Parametric Equations

Parametric equations are a way to represent a curve by expressing the coordinates of its points as functions of a variable, often denoted as \(t\) or \(\theta\) in the case of polar coordinates. In this exercise, converting polar coordinates to parametric equations involves creating two separate equations, one for \(x\) and one for \(y\).
Specifically, from \(r = f(\theta)\), we set \(x = r \cos(\theta)\) and \(y = r \sin(\theta)\). For the given curve \(r = 4 + \sin \theta\), the parametric form becomes \(x = (4 + \sin \theta) \cos \theta\) and \(y = (4 + \sin \theta) \sin \theta\).
The importance of parametric equations lies in their ability to represent complex curves that are difficult to describe using only the standard \(y = f(x)\) form. They also facilitate the process of finding derivatives and analyzing the behavior of curves.

Derivatives

Derivatives are fundamental in calculus as they provide information about the rate of change of functions. In the context of this exercise, deriving \(x\) and \(y\) with respect to \(\theta\) tells us how these coordinates change as we move along the curve.
We differentiate the parametric equations to obtain \(\frac{dx}{d\theta}\) and \(\frac{dy}{d\theta}\). For our equations, the derivatives are:

• \(\frac{dx}{d\theta} = \cos^2 \theta - (4 \sin \theta + \sin^2 \theta)\)
• \(\frac{dy}{d\theta} = 4 \cos \theta + 2 \sin \theta \cos \theta\)

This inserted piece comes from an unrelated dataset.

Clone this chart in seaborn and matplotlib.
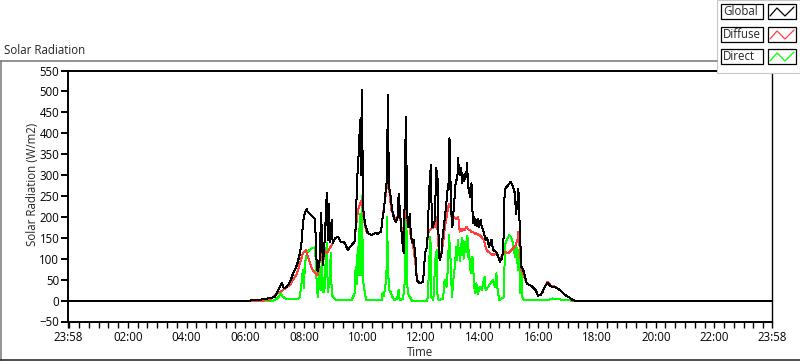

Understanding these derivatives is crucial for analyzing the curve's behavior, particularly when finding the tangent line's slope.

Tangent Slope Calculation

The slope of a tangent line to a curve at a particular point is a measure of the curve's steepness and direction at that point. In polar coordinates, finding this slope involves using the derivatives of the parametric equations.
The formula \(\frac{dy}{dx} = \frac{dy/d\theta}{dx/d\theta}\) gives the slope of the tangent line. In this exercise, substituting the calculated derivatives provides the slope expression:

• \(\frac{dy}{dx} = \frac{4 \cos \theta + 2 \sin \theta \cos \theta}{\cos^2 \theta - (4 \sin \theta + \sin^2 \theta)}\)

At the specific point \((3, \frac{3\pi}{2})\), we substitute \(\theta = \frac{3\pi}{2}\) (where \(\cos(\frac{3\pi}{2}) = 0\) and \(\sin(\frac{3\pi}{2}) = -1\)) into this formula. This computation reveals that the slope is 0, indicating the tangent at this point is a horizontal line.
Understanding how to calculate the tangent slope is essential for tasks like sketching curves and analyzing their geometric properties.